▸ Work to do
All of the data that follows should be retyped exactly, please, except the pictures.

++++++

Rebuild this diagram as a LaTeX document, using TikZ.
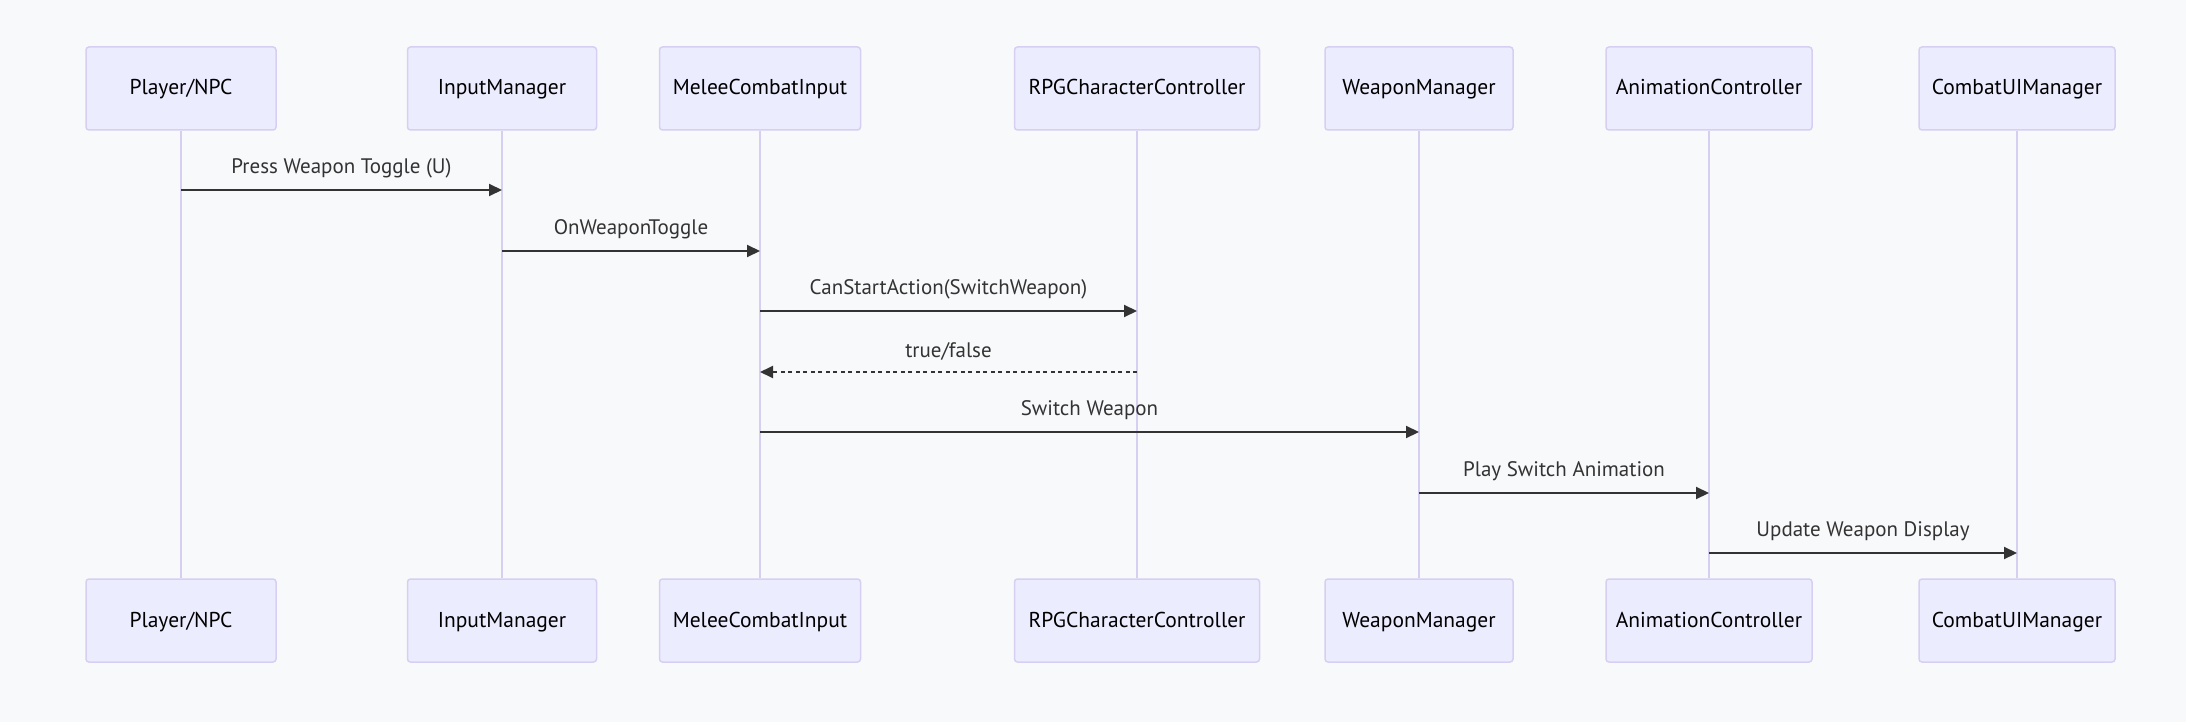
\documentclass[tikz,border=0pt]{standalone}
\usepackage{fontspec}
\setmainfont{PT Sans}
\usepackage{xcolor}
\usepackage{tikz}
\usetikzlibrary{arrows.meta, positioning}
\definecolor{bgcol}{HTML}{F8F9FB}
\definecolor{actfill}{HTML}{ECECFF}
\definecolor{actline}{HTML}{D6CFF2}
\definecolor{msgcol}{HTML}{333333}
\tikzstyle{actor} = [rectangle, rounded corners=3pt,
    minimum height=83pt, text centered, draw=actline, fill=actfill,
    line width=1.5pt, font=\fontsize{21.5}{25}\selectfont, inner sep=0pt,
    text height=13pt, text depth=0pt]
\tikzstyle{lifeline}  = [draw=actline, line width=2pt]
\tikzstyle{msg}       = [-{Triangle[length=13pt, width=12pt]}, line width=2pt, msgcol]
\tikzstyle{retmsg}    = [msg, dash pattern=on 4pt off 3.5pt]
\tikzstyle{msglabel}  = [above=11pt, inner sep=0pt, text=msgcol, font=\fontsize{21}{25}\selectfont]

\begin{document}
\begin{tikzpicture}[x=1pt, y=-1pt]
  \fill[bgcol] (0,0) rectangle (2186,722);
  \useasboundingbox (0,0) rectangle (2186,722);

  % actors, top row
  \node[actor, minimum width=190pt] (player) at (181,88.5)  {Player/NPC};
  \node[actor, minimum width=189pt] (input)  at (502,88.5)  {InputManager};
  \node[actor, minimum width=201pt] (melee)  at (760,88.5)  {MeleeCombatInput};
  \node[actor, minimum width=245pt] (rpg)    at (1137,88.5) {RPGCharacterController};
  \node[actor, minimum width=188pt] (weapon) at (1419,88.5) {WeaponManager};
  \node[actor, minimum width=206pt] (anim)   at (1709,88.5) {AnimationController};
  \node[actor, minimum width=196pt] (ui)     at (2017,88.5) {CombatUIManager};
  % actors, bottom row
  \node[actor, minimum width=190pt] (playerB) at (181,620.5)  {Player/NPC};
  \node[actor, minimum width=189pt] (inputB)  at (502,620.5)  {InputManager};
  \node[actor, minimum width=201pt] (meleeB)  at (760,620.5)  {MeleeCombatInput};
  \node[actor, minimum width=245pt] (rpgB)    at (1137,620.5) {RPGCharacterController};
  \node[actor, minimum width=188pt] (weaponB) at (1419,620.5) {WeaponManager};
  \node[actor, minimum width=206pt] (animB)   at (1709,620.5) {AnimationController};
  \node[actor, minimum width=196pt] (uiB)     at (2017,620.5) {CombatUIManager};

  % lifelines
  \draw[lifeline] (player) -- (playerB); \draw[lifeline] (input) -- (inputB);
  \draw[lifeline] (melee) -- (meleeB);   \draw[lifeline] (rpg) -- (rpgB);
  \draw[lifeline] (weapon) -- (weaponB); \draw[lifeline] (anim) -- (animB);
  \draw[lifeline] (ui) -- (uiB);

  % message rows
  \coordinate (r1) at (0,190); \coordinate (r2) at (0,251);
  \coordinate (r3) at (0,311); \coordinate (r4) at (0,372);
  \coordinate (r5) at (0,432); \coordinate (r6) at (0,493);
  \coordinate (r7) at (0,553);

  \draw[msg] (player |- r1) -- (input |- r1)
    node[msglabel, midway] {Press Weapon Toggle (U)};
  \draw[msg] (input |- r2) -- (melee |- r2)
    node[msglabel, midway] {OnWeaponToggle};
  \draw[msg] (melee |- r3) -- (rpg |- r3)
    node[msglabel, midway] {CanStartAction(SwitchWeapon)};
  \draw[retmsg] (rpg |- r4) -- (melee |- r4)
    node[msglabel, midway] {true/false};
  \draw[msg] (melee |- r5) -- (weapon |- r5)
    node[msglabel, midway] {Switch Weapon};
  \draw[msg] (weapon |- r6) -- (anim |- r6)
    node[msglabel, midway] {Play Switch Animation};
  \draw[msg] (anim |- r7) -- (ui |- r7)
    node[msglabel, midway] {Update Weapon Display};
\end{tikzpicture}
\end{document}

++++++

▸ Solution to the exercise
Rebuild this diagram as a LaTeX document, using TikZ.
\documentclass[tikz,border=0pt]{standalone}
\usepackage{fontspec}
\setmainfont{PT Sans}
\usepackage{xcolor}
\usepackage{tikz}
\usetikzlibrary{arrows.meta, positioning}
\definecolor{bgcol}{HTML}{F8F9FB}
\definecolor{actfill}{HTML}{ECECFF}
\definecolor{actline}{HTML}{D6CFF2}
\definecolor{msgcol}{HTML}{333333}
\tikzstyle{actor} = [rectangle, rounded corners=3pt,
    minimum height=83pt, text centered, draw=actline, fill=actfill,
    line width=1.5pt, font=\fontsize{21.5}{25}\selectfont, inner sep=0pt,
    text height=13pt, text depth=0pt]
\tikzstyle{lifeline}  = [draw=actline, line width=2pt]
\tikzstyle{msg}       = [-{Triangle[length=13pt, width=12pt]}, line width=2pt, msgcol]
\tikzstyle{retmsg}    = [msg, dash pattern=on 4pt off 3.5pt]
\tikzstyle{msglabel}  = [above=11pt, inner sep=0pt, text=msgcol, font=\fontsize{21}{25}\selectfont]

\begin{document}
\begin{tikzpicture}[x=1pt, y=-1pt]
  \fill[bgcol] (0,0) rectangle (2186,722);
  \useasboundingbox (0,0) rectangle (2186,722);

  % actors, top row
  \node[actor, minimum width=190pt] (player) at (181,88.5)  {Player/NPC};
  \node[actor, minimum width=189pt] (input)  at (502,88.5)  {InputManager};
  \node[actor, minimum width=201pt] (melee)  at (760,88.5)  {MeleeCombatInput};
  \node[actor, minimum width=245pt] (rpg)    at (1137,88.5) {RPGCharacterController};
  \node[actor, minimum width=188pt] (weapon) at (1419,88.5) {WeaponManager};
  \node[actor, minimum width=206pt] (anim)   at (1709,88.5) {AnimationController};
  \node[actor, minimum width=196pt] (ui)     at (2017,88.5) {CombatUIManager};
  % actors, bottom row
  \node[actor, minimum width=190pt] (playerB) at (181,620.5)  {Player/NPC};
  \node[actor, minimum width=189pt] (inputB)  at (502,620.5)  {InputManager};
  \node[actor, minimum width=201pt] (meleeB)  at (760,620.5)  {MeleeCombatInput};
  \node[actor, minimum width=245pt] (rpgB)    at (1137,620.5) {RPGCharacterController};
  \node[actor, minimum width=188pt] (weaponB) at (1419,620.5) {WeaponManager};
  \node[actor, minimum width=206pt] (animB)   at (1709,620.5) {AnimationController};
  \node[actor, minimum width=196pt] (uiB)     at (2017,620.5) {CombatUIManager};

  % lifelines
  \draw[lifeline] (player) -- (playerB); \draw[lifeline] (input) -- (inputB);
  \draw[lifeline] (melee) -- (meleeB);   \draw[lifeline] (rpg) -- (rpgB);
  \draw[lifeline] (weapon) -- (weaponB); \draw[lifeline] (anim) -- (animB);
  \draw[lifeline] (ui) -- (uiB);

  % message rows
  \coordinate (r1) at (0,190); \coordinate (r2) at (0,251);
  \coordinate (r3) at (0,311); \coordinate (r4) at (0,372);
  \coordinate (r5) at (0,432); \coordinate (r6) at (0,493);
  \coordinate (r7) at (0,553);

  \draw[msg] (player |- r1) -- (input |- r1)
    node[msglabel, midway] {Press Weapon Toggle (U)};
  \draw[msg] (input |- r2) -- (melee |- r2)
    node[msglabel, midway] {OnWeaponToggle};
  \draw[msg] (melee |- r3) -- (rpg |- r3)
    node[msglabel, midway] {CanStartAction(SwitchWeapon)};
  \draw[retmsg] (rpg |- r4) -- (melee |- r4)
    node[msglabel, midway] {true/false};
  \draw[msg] (melee |- r5) -- (weapon |- r5)
    node[msglabel, midway] {Switch Weapon};
  \draw[msg] (weapon |- r6) -- (anim |- r6)
    node[msglabel, midway] {Play Switch Animation};
  \draw[msg] (anim |- r7) -- (ui |- r7)
    node[msglabel, midway] {Update Weapon Display};
\end{tikzpicture}
\end{document}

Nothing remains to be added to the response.